On a side note, I just tried this on FreeBSD with -release, and I get a "bus error" rather than a segmentation fault, so the behavior there is slightly different from Linux, if that matters at all. Either way, it's killing the program like it's supposed to.

(In reply to Jonathan M Davis from comment #13) > Either way, it's killing the program like it's supposed to. But it is not printing the message. Yes, I think the spec is wrong (and, at least when opening a new bug, Bugzilla is directing me to use this category, of bugs in the compiler, to report minor problems with the spec), but that is not the core of this issue, and not the reason I reopened it. The core of this issue is that "assert(false, "message")" is defined by the spec to print the message and abort even in release mode. In practice, it aborts (in an incorrect way, IMHO), but does not print the message. And this is a bug in the compiler. Shachar

(In reply to Shachar Shemesh from comment #14) > (In reply to Jonathan M Davis from comment #13) > > Either way, it's killing the program like it's supposed to. > > But it is not printing the message. > > And this is a bug in the compiler. Walter has made it clear that this is _not_ a bug in the compiler. The compiler is not required to print a message in release mode. Rather, it quite specifically inserts an HLT instruction - which isn't going to print a message. And I very much doubt that the spec says anywhere that assertions print out anything in release mode, since all other assertions get compiled out in release mode, and the spec clearly states that assert(0) gets turned into a HLT instruction in release mode. So, while I can see why you might want a message in release mode, I don't see how you can claim that it's a compiler bug that assert(0, "message") doesn't print one. Where in the spec gives you the idea that assert(0, "message") would print out anything in release mode? If it didn't print something when you compiled _without_ -release, then that would be a bug, but if you compile with -release, you get a HLT instruction and no message. And even if there is somewhere in the spec that implies that assert(0, "message") is supposed to print a message even in release mode, Walter has made it clear that the compiler is doing what it's supposed to be doing, so if the spec isn't clear enough on the matter, then the spec needs to be updated. The compiler's current behavior is not going to be changed.

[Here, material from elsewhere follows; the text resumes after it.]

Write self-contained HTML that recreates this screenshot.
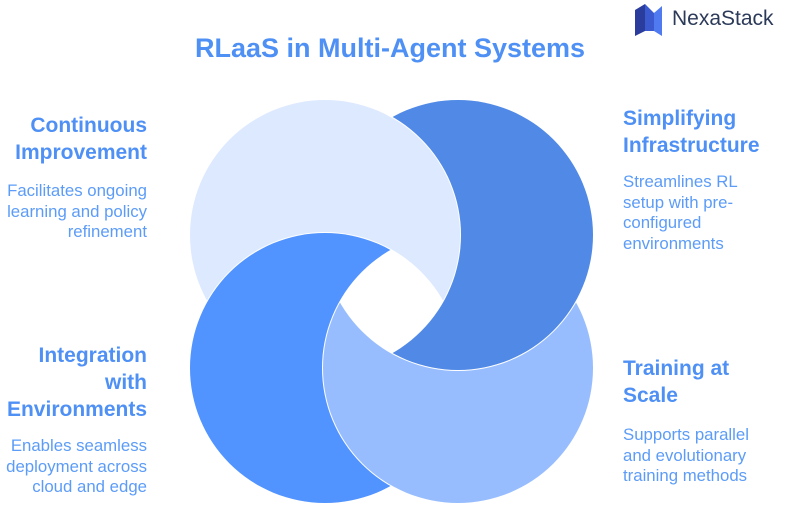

(In reply to Shachar Shemesh from comment #14) > But it is not printing the message. Recently I opened a PR to update core language specifications. https://github.com/D-Programming-Language/dlang.org/pull/1040 In that, I modified the description about the assert(0, message) in order to follow the current compiler behavior. https://github.com/9rnsr/dlang.org/commit/4f5da7958fe2665b57521b5d897b00ed57cdab48 If you interested, please join the review of the PR.

SEGILL, as expected, is generated nowadays, the message is another problem.